▶ **Directive**:
Leave out the images; return the rest of the data exactly.
-- start of Provided material --
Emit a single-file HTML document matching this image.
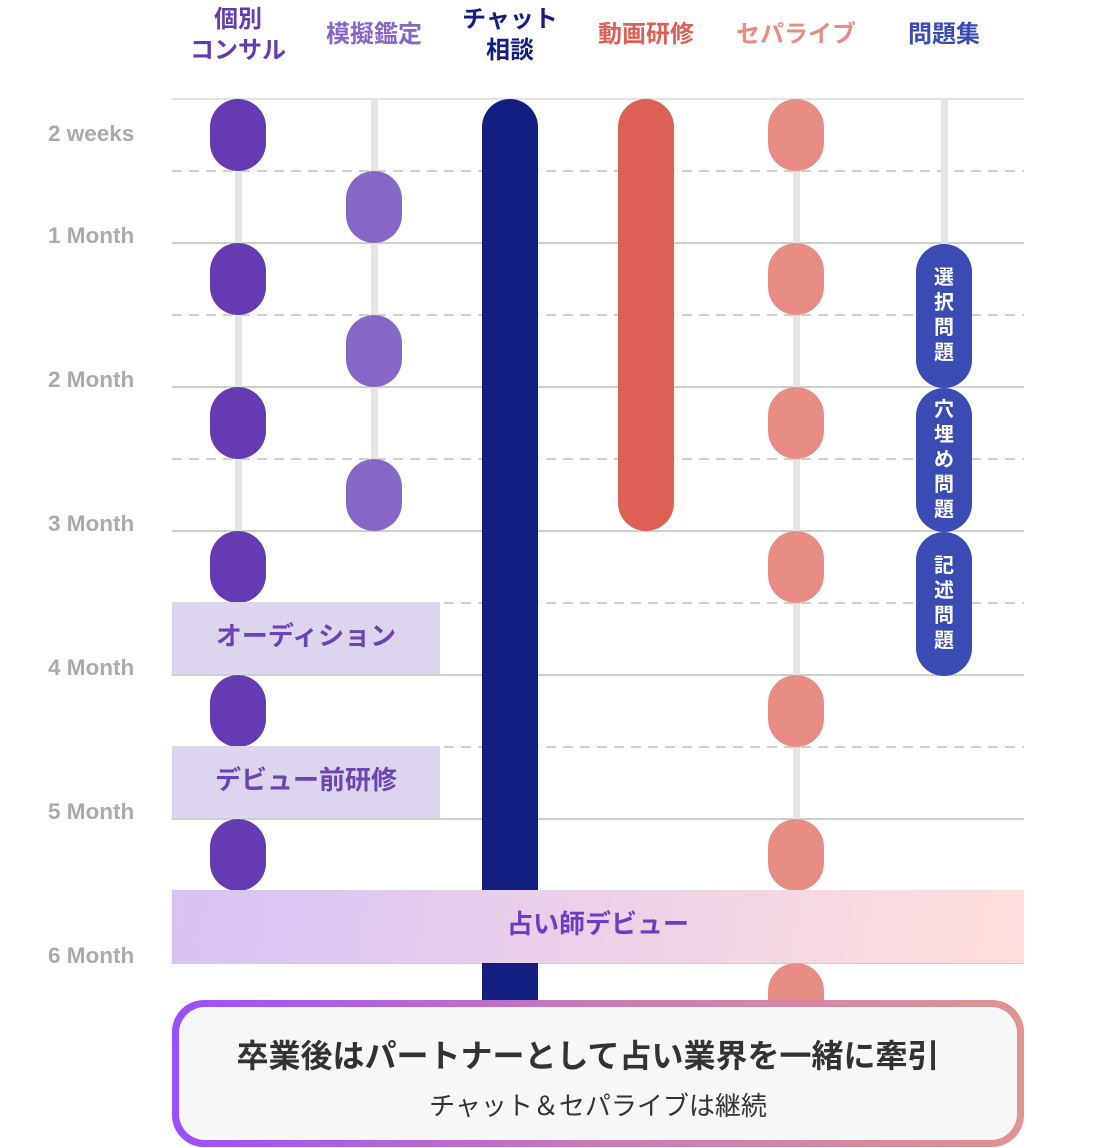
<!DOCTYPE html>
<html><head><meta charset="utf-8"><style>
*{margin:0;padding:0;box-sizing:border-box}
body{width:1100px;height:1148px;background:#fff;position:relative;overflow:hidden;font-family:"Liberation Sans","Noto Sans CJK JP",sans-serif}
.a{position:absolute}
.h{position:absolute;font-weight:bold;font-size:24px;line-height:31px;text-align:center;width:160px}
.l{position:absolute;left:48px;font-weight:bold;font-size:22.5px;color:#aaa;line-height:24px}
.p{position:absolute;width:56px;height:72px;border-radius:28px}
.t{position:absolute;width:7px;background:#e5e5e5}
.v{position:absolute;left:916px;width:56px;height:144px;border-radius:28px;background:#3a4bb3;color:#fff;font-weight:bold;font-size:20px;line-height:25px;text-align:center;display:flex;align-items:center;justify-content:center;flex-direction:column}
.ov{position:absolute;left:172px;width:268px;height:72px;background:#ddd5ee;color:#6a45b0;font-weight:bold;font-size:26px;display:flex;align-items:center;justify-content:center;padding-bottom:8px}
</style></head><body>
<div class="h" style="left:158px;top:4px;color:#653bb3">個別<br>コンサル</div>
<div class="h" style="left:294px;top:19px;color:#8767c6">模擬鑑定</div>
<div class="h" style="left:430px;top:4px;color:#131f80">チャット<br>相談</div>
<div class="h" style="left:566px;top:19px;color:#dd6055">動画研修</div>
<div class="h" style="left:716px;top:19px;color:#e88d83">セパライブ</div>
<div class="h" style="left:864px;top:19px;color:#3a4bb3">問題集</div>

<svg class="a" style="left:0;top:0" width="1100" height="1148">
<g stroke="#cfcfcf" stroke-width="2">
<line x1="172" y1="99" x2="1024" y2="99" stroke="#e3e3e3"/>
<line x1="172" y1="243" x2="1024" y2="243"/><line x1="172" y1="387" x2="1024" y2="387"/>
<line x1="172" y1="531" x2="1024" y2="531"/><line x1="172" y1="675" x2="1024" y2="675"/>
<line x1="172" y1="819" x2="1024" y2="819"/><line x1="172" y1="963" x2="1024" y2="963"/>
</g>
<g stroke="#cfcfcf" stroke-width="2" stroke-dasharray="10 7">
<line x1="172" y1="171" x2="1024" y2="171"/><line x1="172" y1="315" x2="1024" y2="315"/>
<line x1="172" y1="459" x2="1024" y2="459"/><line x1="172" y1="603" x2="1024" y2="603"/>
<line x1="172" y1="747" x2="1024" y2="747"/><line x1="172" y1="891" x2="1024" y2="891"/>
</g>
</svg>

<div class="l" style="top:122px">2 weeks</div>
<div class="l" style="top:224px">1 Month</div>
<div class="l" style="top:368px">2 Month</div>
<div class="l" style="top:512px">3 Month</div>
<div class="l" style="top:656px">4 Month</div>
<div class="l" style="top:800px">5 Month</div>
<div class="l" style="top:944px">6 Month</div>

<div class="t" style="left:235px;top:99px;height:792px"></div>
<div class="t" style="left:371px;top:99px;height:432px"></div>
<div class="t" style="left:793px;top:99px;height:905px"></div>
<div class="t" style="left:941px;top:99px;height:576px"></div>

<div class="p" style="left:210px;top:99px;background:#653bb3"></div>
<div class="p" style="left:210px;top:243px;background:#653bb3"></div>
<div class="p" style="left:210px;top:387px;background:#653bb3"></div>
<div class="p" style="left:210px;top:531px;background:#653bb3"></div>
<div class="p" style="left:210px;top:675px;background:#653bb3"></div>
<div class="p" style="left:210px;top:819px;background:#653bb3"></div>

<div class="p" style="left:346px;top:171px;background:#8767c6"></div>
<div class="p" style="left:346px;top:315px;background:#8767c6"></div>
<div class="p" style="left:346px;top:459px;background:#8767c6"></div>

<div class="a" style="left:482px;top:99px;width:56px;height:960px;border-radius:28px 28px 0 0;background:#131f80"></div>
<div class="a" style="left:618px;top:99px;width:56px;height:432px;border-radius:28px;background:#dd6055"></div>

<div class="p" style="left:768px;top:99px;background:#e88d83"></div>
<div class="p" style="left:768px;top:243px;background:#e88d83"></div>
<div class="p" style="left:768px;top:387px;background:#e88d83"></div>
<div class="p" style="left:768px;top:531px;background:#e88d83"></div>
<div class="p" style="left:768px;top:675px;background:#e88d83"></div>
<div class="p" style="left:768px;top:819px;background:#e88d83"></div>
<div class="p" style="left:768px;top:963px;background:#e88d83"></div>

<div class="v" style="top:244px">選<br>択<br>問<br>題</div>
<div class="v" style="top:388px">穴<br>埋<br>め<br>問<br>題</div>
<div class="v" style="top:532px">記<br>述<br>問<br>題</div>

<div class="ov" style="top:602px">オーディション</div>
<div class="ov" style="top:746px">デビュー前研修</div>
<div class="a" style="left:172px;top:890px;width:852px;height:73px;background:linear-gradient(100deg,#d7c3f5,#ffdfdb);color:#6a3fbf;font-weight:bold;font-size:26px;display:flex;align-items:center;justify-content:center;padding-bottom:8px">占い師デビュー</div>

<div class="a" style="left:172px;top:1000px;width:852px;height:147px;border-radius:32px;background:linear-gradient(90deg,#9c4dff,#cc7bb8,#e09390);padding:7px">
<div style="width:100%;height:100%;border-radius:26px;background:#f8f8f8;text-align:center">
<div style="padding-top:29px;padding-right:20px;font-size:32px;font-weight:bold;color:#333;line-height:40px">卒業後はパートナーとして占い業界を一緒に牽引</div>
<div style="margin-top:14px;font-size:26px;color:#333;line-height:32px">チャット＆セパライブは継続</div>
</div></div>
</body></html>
-- end of Provided material --
▶ **Right answer**:
Emit a single-file HTML document matching this image.
<!DOCTYPE html>
<html><head><meta charset="utf-8"><style>
*{margin:0;padding:0;box-sizing:border-box}
body{width:1100px;height:1148px;background:#fff;position:relative;overflow:hidden;font-family:"Liberation Sans","Noto Sans CJK JP",sans-serif}
.a{position:absolute}
.h{position:absolute;font-weight:bold;font-size:24px;line-height:31px;text-align:center;width:160px}
.l{position:absolute;left:48px;font-weight:bold;font-size:22.5px;color:#aaa;line-height:24px}
.p{position:absolute;width:56px;height:72px;border-radius:28px}
.t{position:absolute;width:7px;background:#e5e5e5}
.v{position:absolute;left:916px;width:56px;height:144px;border-radius:28px;background:#3a4bb3;color:#fff;font-weight:bold;font-size:20px;line-height:25px;text-align:center;display:flex;align-items:center;justify-content:center;flex-direction:column}
.ov{position:absolute;left:172px;width:268px;height:72px;background:#ddd5ee;color:#6a45b0;font-weight:bold;font-size:26px;display:flex;align-items:center;justify-content:center;padding-bottom:8px}
</style></head><body>
<div class="h" style="left:158px;top:4px;color:#653bb3">個別<br>コンサル</div>
<div class="h" style="left:294px;top:19px;color:#8767c6">模擬鑑定</div>
<div class="h" style="left:430px;top:4px;color:#131f80">チャット<br>相談</div>
<div class="h" style="left:566px;top:19px;color:#dd6055">動画研修</div>
<div class="h" style="left:716px;top:19px;color:#e88d83">セパライブ</div>
<div class="h" style="left:864px;top:19px;color:#3a4bb3">問題集</div>

<svg class="a" style="left:0;top:0" width="1100" height="1148">
<g stroke="#cfcfcf" stroke-width="2">
<line x1="172" y1="99" x2="1024" y2="99" stroke="#e3e3e3"/>
<line x1="172" y1="243" x2="1024" y2="243"/><line x1="172" y1="387" x2="1024" y2="387"/>
<line x1="172" y1="531" x2="1024" y2="531"/><line x1="172" y1="675" x2="1024" y2="675"/>
<line x1="172" y1="819" x2="1024" y2="819"/><line x1="172" y1="963" x2="1024" y2="963"/>
</g>
<g stroke="#cfcfcf" stroke-width="2" stroke-dasharray="10 7">
<line x1="172" y1="171" x2="1024" y2="171"/><line x1="172" y1="315" x2="1024" y2="315"/>
<line x1="172" y1="459" x2="1024" y2="459"/><line x1="172" y1="603" x2="1024" y2="603"/>
<line x1="172" y1="747" x2="1024" y2="747"/><line x1="172" y1="891" x2="1024" y2="891"/>
</g>
</svg>

<div class="l" style="top:122px">2 weeks</div>
<div class="l" style="top:224px">1 Month</div>
<div class="l" style="top:368px">2 Month</div>
<div class="l" style="top:512px">3 Month</div>
<div class="l" style="top:656px">4 Month</div>
<div class="l" style="top:800px">5 Month</div>
<div class="l" style="top:944px">6 Month</div>

<div class="t" style="left:235px;top:99px;height:792px"></div>
<div class="t" style="left:371px;top:99px;height:432px"></div>
<div class="t" style="left:793px;top:99px;height:905px"></div>
<div class="t" style="left:941px;top:99px;height:576px"></div>

<div class="p" style="left:210px;top:99px;background:#653bb3"></div>
<div class="p" style="left:210px;top:243px;background:#653bb3"></div>
<div class="p" style="left:210px;top:387px;background:#653bb3"></div>
<div class="p" style="left:210px;top:531px;background:#653bb3"></div>
<div class="p" style="left:210px;top:675px;background:#653bb3"></div>
<div class="p" style="left:210px;top:819px;background:#653bb3"></div>

<div class="p" style="left:346px;top:171px;background:#8767c6"></div>
<div class="p" style="left:346px;top:315px;background:#8767c6"></div>
<div class="p" style="left:346px;top:459px;background:#8767c6"></div>

<div class="a" style="left:482px;top:99px;width:56px;height:960px;border-radius:28px 28px 0 0;background:#131f80"></div>
<div class="a" style="left:618px;top:99px;width:56px;height:432px;border-radius:28px;background:#dd6055"></div>

<div class="p" style="left:768px;top:99px;background:#e88d83"></div>
<div class="p" style="left:768px;top:243px;background:#e88d83"></div>
<div class="p" style="left:768px;top:387px;background:#e88d83"></div>
<div class="p" style="left:768px;top:531px;background:#e88d83"></div>
<div class="p" style="left:768px;top:675px;background:#e88d83"></div>
<div class="p" style="left:768px;top:819px;background:#e88d83"></div>
<div class="p" style="left:768px;top:963px;background:#e88d83"></div>

<div class="v" style="top:244px">選<br>択<br>問<br>題</div>
<div class="v" style="top:388px">穴<br>埋<br>め<br>問<br>題</div>
<div class="v" style="top:532px">記<br>述<br>問<br>題</div>

<div class="ov" style="top:602px">オーディション</div>
<div class="ov" style="top:746px">デビュー前研修</div>
<div class="a" style="left:172px;top:890px;width:852px;height:73px;background:linear-gradient(100deg,#d7c3f5,#ffdfdb);color:#6a3fbf;font-weight:bold;font-size:26px;display:flex;align-items:center;justify-content:center;padding-bottom:8px">占い師デビュー</div>

<div class="a" style="left:172px;top:1000px;width:852px;height:147px;border-radius:32px;background:linear-gradient(90deg,#9c4dff,#cc7bb8,#e09390);padding:7px">
<div style="width:100%;height:100%;border-radius:26px;background:#f8f8f8;text-align:center">
<div style="padding-top:29px;padding-right:20px;font-size:32px;font-weight:bold;color:#333;line-height:40px">卒業後はパートナーとして占い業界を一緒に牽引</div>
<div style="margin-top:14px;font-size:26px;color:#333;line-height:32px">チャット＆セパライブは継続</div>
</div></div>
</body></html>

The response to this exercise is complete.